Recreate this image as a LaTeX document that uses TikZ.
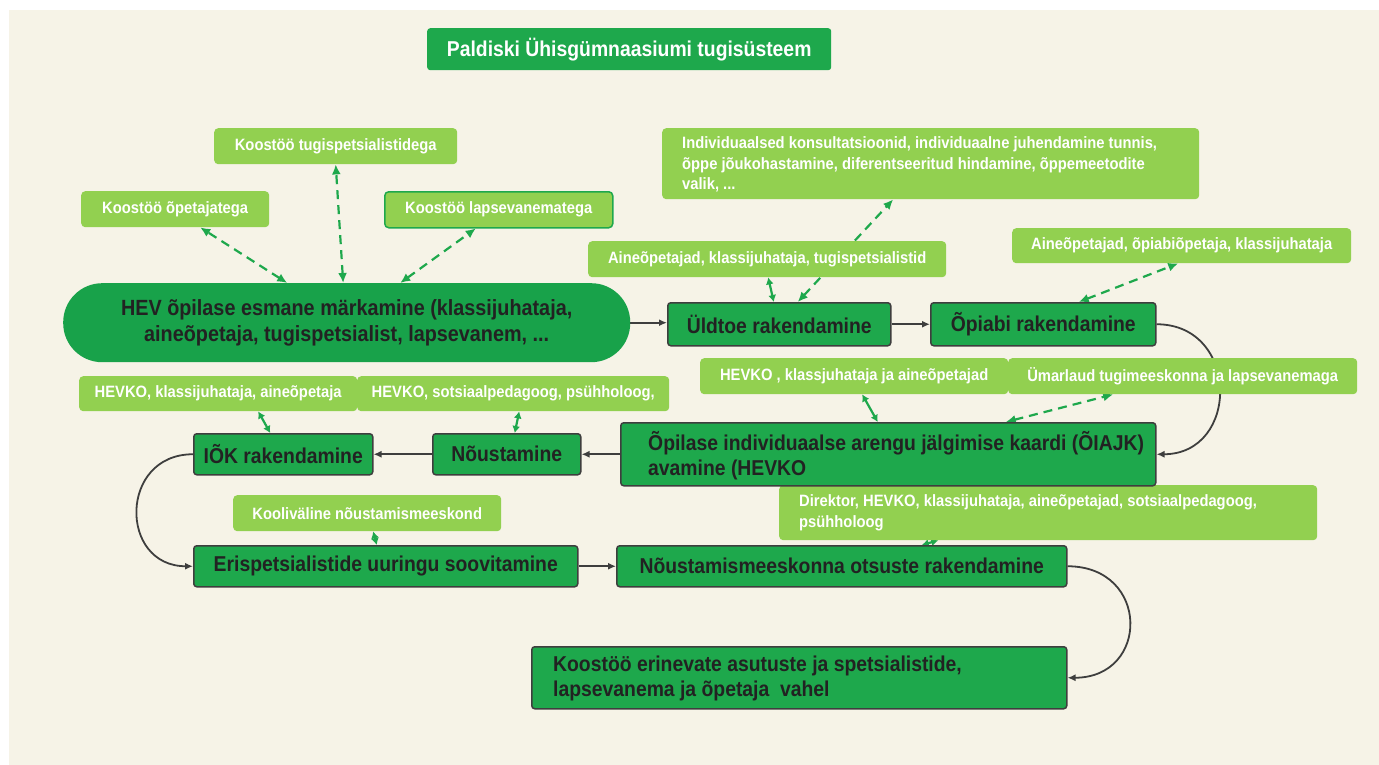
\documentclass[tikz,border=0pt]{standalone}
\usepackage{fontspec}
\setmainfont[FakeStretch=0.9]{Liberation Sans}
\usetikzlibrary{arrows.meta}
\definecolor{bgc}{RGB}{246,243,231}
\definecolor{lgreen}{RGB}{146,208,80}
\definecolor{dgreen}{RGB}{30,168,76}
\definecolor{pillgreen}{RGB}{24,162,74}
\definecolor{edgegray}{RGB}{62,62,62}
\definecolor{txtdark}{RGB}{34,34,34}
\newcommand\lightfnt{\fontsize{16.4}{20.5}\selectfont\bfseries}
\newcommand\darkfnt{\fontsize{21.5}{25}\selectfont\bfseries}
\newcommand\hevfnt{\fontsize{22}{26}\selectfont\bfseries}
\pgfdeclarelayer{back}
\pgfdeclarelayer{conn}
\pgfsetlayers{back,conn,main}
\begin{document}
\begin{tikzpicture}[x=1pt,y=-1pt,
  lbox/.style={fill=lgreen, rounded corners=4pt, text=white, font=\lightfnt,
    anchor=north west, inner sep=0pt, align=center},
  dbox/.style={fill=dgreen, draw=edgegray, line width=1.5pt, rounded corners=3pt,
    text=txtdark, font=\darkfnt, anchor=north west, inner sep=0pt, align=center},
  ltext/.style={text=white, font=\lightfnt, anchor=west, inner sep=0pt, align=left},
  dtext/.style={text=txtdark, font=\darkfnt, anchor=west, inner sep=0pt, align=left},
  titlebox/.style={fill=dgreen, rounded corners=3pt, text=white, font=\darkfnt,
    anchor=north west, inner sep=0pt},
  flow/.style={draw=edgegray, line width=1.8pt, -{Latex[length=8pt,width=7pt]}},
  dconn/.style={draw=dgreen, line width=2.2pt, dash pattern=on 9pt off 6pt,
    {Latex[length=10pt,width=9pt]}-{Latex[length=10pt,width=9pt]}},
  sconn/.style={draw=dgreen, line width=2.2pt,
    {Latex[length=7pt,width=8pt]}-{Latex[length=7pt,width=8pt]}}
]
\useasboundingbox (0,0) rectangle (1379,765);
\begin{pgfonlayer}{back}
  \fill[white] (0,0) rectangle (1379,765);
  \fill[bgc] (9,10) rectangle (1379,765);
\end{pgfonlayer}

% title
\node[titlebox, minimum width=404pt, minimum height=42pt] (title) at (427,28) {Paldiski Ühisgümnaasiumi tugisüsteem};

% light boxes
\node[lbox, minimum width=243pt, minimum height=36pt] (L1) at (214,128) {Koostöö tugispetsialistidega};
\node[lbox, minimum width=188pt, minimum height=36pt] (L2) at (81,191) {Koostöö õpetajatega};
\node[lbox, draw=dgreen, line width=1.5pt, minimum width=228pt, minimum height=36pt] (L3) at (384,191) {Koostöö lapsevanematega};
\node[lbox, minimum width=537pt, minimum height=71pt] (L4) at (662,128) {};
\node[ltext] (L4t) at ([xshift=20pt,yshift=-1pt]L4.west)
  {Individuaalsed konsultatsioonid, individuaalne juhendamine tunnis,\\ õppe jõukohastamine, diferentseeritud hindamine, õppemeetodite\\ valik, ...};
\node[lbox, minimum width=358pt, minimum height=36pt] (L5) at (588,241) {Aineõpetajad, klassijuhataja, tugispetsialistid};
\node[lbox, minimum width=339pt, minimum height=35pt] (L6) at (1012,228) {Aineõpetajad, õpiabiõpetaja, klassijuhataja};
\node[lbox, minimum width=278pt, minimum height=35pt] (L7) at (79,376) {HEVKO, klassijuhataja, aineõpetaja};
\node[lbox, minimum width=312pt, minimum height=35pt] (L8) at (357,376) {HEVKO, sotsiaalpedagoog, psühholoog,};
\node[lbox, minimum width=308pt, minimum height=36pt] (L9) at (700,358) {HEVKO , klassjuhataja ja aineõpetajad};
\node[lbox, minimum width=349pt, minimum height=36pt] (L10) at (1008,358) {Ümarlaud tugimeeskonna ja lapsevanemaga};
\node[lbox, minimum width=268pt, minimum height=36pt] (L11) at (233,495) {Kooliväline nõustamismeeskond};
\node[lbox, minimum width=538pt, minimum height=55pt] (L12) at (779,485) {};
\node[ltext] (L12t) at ([xshift=20pt]L12.west)
  {Direktor, HEVKO, klassijuhataja, aineõpetajad, sotsiaalpedagoog,\\ psühholoog};

% dark boxes
\node[fill=pillgreen, rounded corners=39pt, text=txtdark, font=\hevfnt, anchor=north west, inner sep=0pt, align=center,
  minimum width=567pt, minimum height=79pt] (hev) at (63,283)
  {HEV õpilase esmane märkamine (klassijuhataja,\\ aineõpetaja, tugispetsialist, lapsevanem, ...};
\node[dbox, minimum width=223pt, minimum height=43pt] (D1) at (667,302) {Üldtoe rakendamine};
\node[dbox, minimum width=225pt, minimum height=43pt] (D2) at (930,302) {Õpiabi rakendamine};
\node[dbox, minimum width=535pt, minimum height=63pt] (D3) at (620,422) {};
\node[dtext] (D3t) at ([xshift=28pt,yshift=-1pt]D3.west)
  {Õpilase individuaalse arengu jälgimise kaardi (ÕIAJK)\\ avamine (HEVKO};
\node[dbox, minimum width=148pt, minimum height=41pt] (D4) at (432,433) {Nõustamine};
\node[dbox, minimum width=179pt, minimum height=41pt] (D5) at (193,433) {IÕK rakendamine};
\node[dbox, minimum width=384pt, minimum height=41pt] (D6) at (193,545) {Erispetsialistide uuringu soovitamine};
\node[dbox, minimum width=450pt, minimum height=41pt] (D7) at (616,545) {Nõustamismeeskonna otsuste rakendamine};
\node[dbox, minimum width=535pt, minimum height=62pt] (D8) at (531,646) {};
\node[dtext] (D8t) at ([xshift=22pt,yshift=-1pt]D8.west)
  {Koostöö erinevate asutuste ja spetsialistide,\\ lapsevanema ja õpetaja\ \ vahel};

% connectors
\begin{pgfonlayer}{conn}
  \draw[flow] (hev.east) -- (hev.east -| D1.west);
  \draw[flow] (D1.east) -- (D2.west);
  \draw[flow] (D2.east) to[out=0,in=0,looseness=1.65] (D3.east);
  \draw[flow] (D3.west |- D4.east) -- (D4.east);
  \draw[flow] (D4.west) -- (D5.east);
  \draw[flow] (D5.west) to[out=180,in=180,looseness=1.7] (D6.west);
  \draw[flow] (D6.east) -- (D7.west);
  \draw[flow] (D7.east) to[out=0,in=0,looseness=1.9] (D8.east);

  \draw[dconn] ([xshift=-59.5pt]hev.north) -- ([xshift=25pt]L2.south);
  \draw[dconn] ([xshift=-3.5pt]hev.north) -- (L1.south);
  \draw[dconn] ([xshift=53.5pt]hev.north) -- ([xshift=-23pt]L3.south);
  \draw[sconn] ([xshift=-5.5pt]D1.north) -- ([xshift=1pt]L5.south);
  \draw[dconn] ([xshift=18.5pt]D1.north) -- ([xshift=-37.5pt]L4.south);
  \draw[dconn] ([xshift=35.5pt]D2.north) -- ([xshift=-3.5pt]L6.south);
  \draw[sconn] ([xshift=-10.5pt]D3.north) -- ([xshift=8pt]L9.south);
  \draw[dconn] ([xshift=117.5pt]D3.north) -- ([xshift=-69.5pt]L10.south);
  \draw[sconn] ([xshift=8pt]D4.north) -- ([xshift=6pt]L8.south);
  \draw[sconn] ([xshift=-13pt]D5.north) -- ([xshift=40pt]L7.south);
  \draw[sconn] ([xshift=-9pt]D6.north) -- ([xshift=6pt]L11.south);
  \draw[sconn] ([xshift=80pt]D7.north) -- ([xshift=-110pt]L12.south);
\end{pgfonlayer}
\end{tikzpicture}
\end{document}
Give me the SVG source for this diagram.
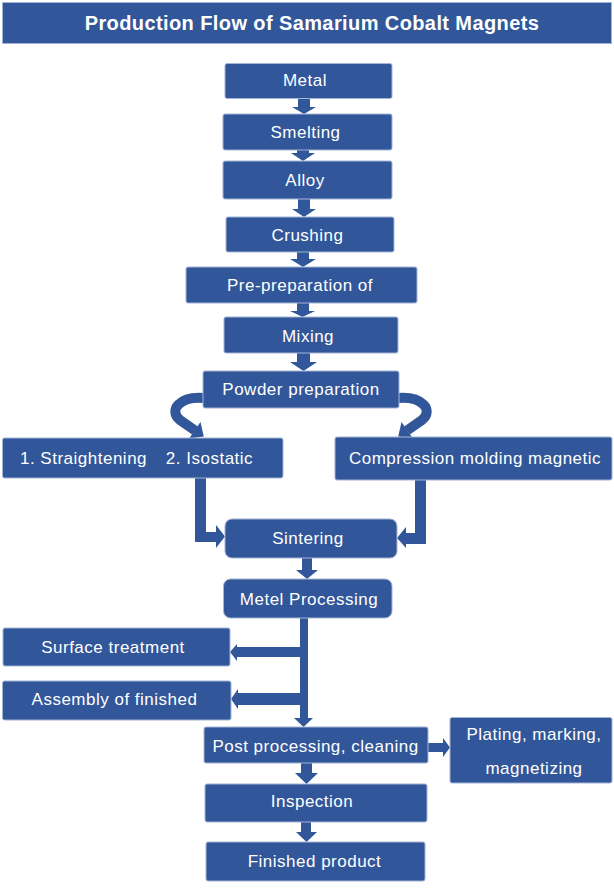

## [Stated goal]
Every entry should be returned exactly as written, minus the pictures.

## [The solution]
Recreate this image as a LaTeX document that uses TikZ.
\documentclass[tikz,border=0pt]{standalone}
\usepackage{fontspec}
\setmainfont[FakeStretch=0.9]{Liberation Sans}
\usetikzlibrary{arrows.meta}
\definecolor{bgc}{RGB}{246,243,231}
\definecolor{lgreen}{RGB}{146,208,80}
\definecolor{dgreen}{RGB}{30,168,76}
\definecolor{pillgreen}{RGB}{24,162,74}
\definecolor{edgegray}{RGB}{62,62,62}
\definecolor{txtdark}{RGB}{34,34,34}
\newcommand\lightfnt{\fontsize{16.4}{20.5}\selectfont\bfseries}
\newcommand\darkfnt{\fontsize{21.5}{25}\selectfont\bfseries}
\newcommand\hevfnt{\fontsize{22}{26}\selectfont\bfseries}
\pgfdeclarelayer{back}
\pgfdeclarelayer{conn}
\pgfsetlayers{back,conn,main}
\begin{document}
\begin{tikzpicture}[x=1pt,y=-1pt,
  lbox/.style={fill=lgreen, rounded corners=4pt, text=white, font=\lightfnt,
    anchor=north west, inner sep=0pt, align=center},
  dbox/.style={fill=dgreen, draw=edgegray, line width=1.5pt, rounded corners=3pt,
    text=txtdark, font=\darkfnt, anchor=north west, inner sep=0pt, align=center},
  ltext/.style={text=white, font=\lightfnt, anchor=west, inner sep=0pt, align=left},
  dtext/.style={text=txtdark, font=\darkfnt, anchor=west, inner sep=0pt, align=left},
  titlebox/.style={fill=dgreen, rounded corners=3pt, text=white, font=\darkfnt,
    anchor=north west, inner sep=0pt},
  flow/.style={draw=edgegray, line width=1.8pt, -{Latex[length=8pt,width=7pt]}},
  dconn/.style={draw=dgreen, line width=2.2pt, dash pattern=on 9pt off 6pt,
    {Latex[length=10pt,width=9pt]}-{Latex[length=10pt,width=9pt]}},
  sconn/.style={draw=dgreen, line width=2.2pt,
    {Latex[length=7pt,width=8pt]}-{Latex[length=7pt,width=8pt]}}
]
\useasboundingbox (0,0) rectangle (1379,765);
\begin{pgfonlayer}{back}
  \fill[white] (0,0) rectangle (1379,765);
  \fill[bgc] (9,10) rectangle (1379,765);
\end{pgfonlayer}

% title
\node[titlebox, minimum width=404pt, minimum height=42pt] (title) at (427,28) {Paldiski Ühisgümnaasiumi tugisüsteem};

% light boxes
\node[lbox, minimum width=243pt, minimum height=36pt] (L1) at (214,128) {Koostöö tugispetsialistidega};
\node[lbox, minimum width=188pt, minimum height=36pt] (L2) at (81,191) {Koostöö õpetajatega};
\node[lbox, draw=dgreen, line width=1.5pt, minimum width=228pt, minimum height=36pt] (L3) at (384,191) {Koostöö lapsevanematega};
\node[lbox, minimum width=537pt, minimum height=71pt] (L4) at (662,128) {};
\node[ltext] (L4t) at ([xshift=20pt,yshift=-1pt]L4.west)
  {Individuaalsed konsultatsioonid, individuaalne juhendamine tunnis,\\ õppe jõukohastamine, diferentseeritud hindamine, õppemeetodite\\ valik, ...};
\node[lbox, minimum width=358pt, minimum height=36pt] (L5) at (588,241) {Aineõpetajad, klassijuhataja, tugispetsialistid};
\node[lbox, minimum width=339pt, minimum height=35pt] (L6) at (1012,228) {Aineõpetajad, õpiabiõpetaja, klassijuhataja};
\node[lbox, minimum width=278pt, minimum height=35pt] (L7) at (79,376) {HEVKO, klassijuhataja, aineõpetaja};
\node[lbox, minimum width=312pt, minimum height=35pt] (L8) at (357,376) {HEVKO, sotsiaalpedagoog, psühholoog,};
\node[lbox, minimum width=308pt, minimum height=36pt] (L9) at (700,358) {HEVKO , klassjuhataja ja aineõpetajad};
\node[lbox, minimum width=349pt, minimum height=36pt] (L10) at (1008,358) {Ümarlaud tugimeeskonna ja lapsevanemaga};
\node[lbox, minimum width=268pt, minimum height=36pt] (L11) at (233,495) {Kooliväline nõustamismeeskond};
\node[lbox, minimum width=538pt, minimum height=55pt] (L12) at (779,485) {};
\node[ltext] (L12t) at ([xshift=20pt]L12.west)
  {Direktor, HEVKO, klassijuhataja, aineõpetajad, sotsiaalpedagoog,\\ psühholoog};

% dark boxes
\node[fill=pillgreen, rounded corners=39pt, text=txtdark, font=\hevfnt, anchor=north west, inner sep=0pt, align=center,
  minimum width=567pt, minimum height=79pt] (hev) at (63,283)
  {HEV õpilase esmane märkamine (klassijuhataja,\\ aineõpetaja, tugispetsialist, lapsevanem, ...};
\node[dbox, minimum width=223pt, minimum height=43pt] (D1) at (667,302) {Üldtoe rakendamine};
\node[dbox, minimum width=225pt, minimum height=43pt] (D2) at (930,302) {Õpiabi rakendamine};
\node[dbox, minimum width=535pt, minimum height=63pt] (D3) at (620,422) {};
\node[dtext] (D3t) at ([xshift=28pt,yshift=-1pt]D3.west)
  {Õpilase individuaalse arengu jälgimise kaardi (ÕIAJK)\\ avamine (HEVKO};
\node[dbox, minimum width=148pt, minimum height=41pt] (D4) at (432,433) {Nõustamine};
\node[dbox, minimum width=179pt, minimum height=41pt] (D5) at (193,433) {IÕK rakendamine};
\node[dbox, minimum width=384pt, minimum height=41pt] (D6) at (193,545) {Erispetsialistide uuringu soovitamine};
\node[dbox, minimum width=450pt, minimum height=41pt] (D7) at (616,545) {Nõustamismeeskonna otsuste rakendamine};
\node[dbox, minimum width=535pt, minimum height=62pt] (D8) at (531,646) {};
\node[dtext] (D8t) at ([xshift=22pt,yshift=-1pt]D8.west)
  {Koostöö erinevate asutuste ja spetsialistide,\\ lapsevanema ja õpetaja\ \ vahel};

% connectors
\begin{pgfonlayer}{conn}
  \draw[flow] (hev.east) -- (hev.east -| D1.west);
  \draw[flow] (D1.east) -- (D2.west);
  \draw[flow] (D2.east) to[out=0,in=0,looseness=1.65] (D3.east);
  \draw[flow] (D3.west |- D4.east) -- (D4.east);
  \draw[flow] (D4.west) -- (D5.east);
  \draw[flow] (D5.west) to[out=180,in=180,looseness=1.7] (D6.west);
  \draw[flow] (D6.east) -- (D7.west);
  \draw[flow] (D7.east) to[out=0,in=0,looseness=1.9] (D8.east);

  \draw[dconn] ([xshift=-59.5pt]hev.north) -- ([xshift=25pt]L2.south);
  \draw[dconn] ([xshift=-3.5pt]hev.north) -- (L1.south);
  \draw[dconn] ([xshift=53.5pt]hev.north) -- ([xshift=-23pt]L3.south);
  \draw[sconn] ([xshift=-5.5pt]D1.north) -- ([xshift=1pt]L5.south);
  \draw[dconn] ([xshift=18.5pt]D1.north) -- ([xshift=-37.5pt]L4.south);
  \draw[dconn] ([xshift=35.5pt]D2.north) -- ([xshift=-3.5pt]L6.south);
  \draw[sconn] ([xshift=-10.5pt]D3.north) -- ([xshift=8pt]L9.south);
  \draw[dconn] ([xshift=117.5pt]D3.north) -- ([xshift=-69.5pt]L10.south);
  \draw[sconn] ([xshift=8pt]D4.north) -- ([xshift=6pt]L8.south);
  \draw[sconn] ([xshift=-13pt]D5.north) -- ([xshift=40pt]L7.south);
  \draw[sconn] ([xshift=-9pt]D6.north) -- ([xshift=6pt]L11.south);
  \draw[sconn] ([xshift=80pt]D7.north) -- ([xshift=-110pt]L12.south);
\end{pgfonlayer}
\end{tikzpicture}
\end{document}
Give me the SVG source for this diagram.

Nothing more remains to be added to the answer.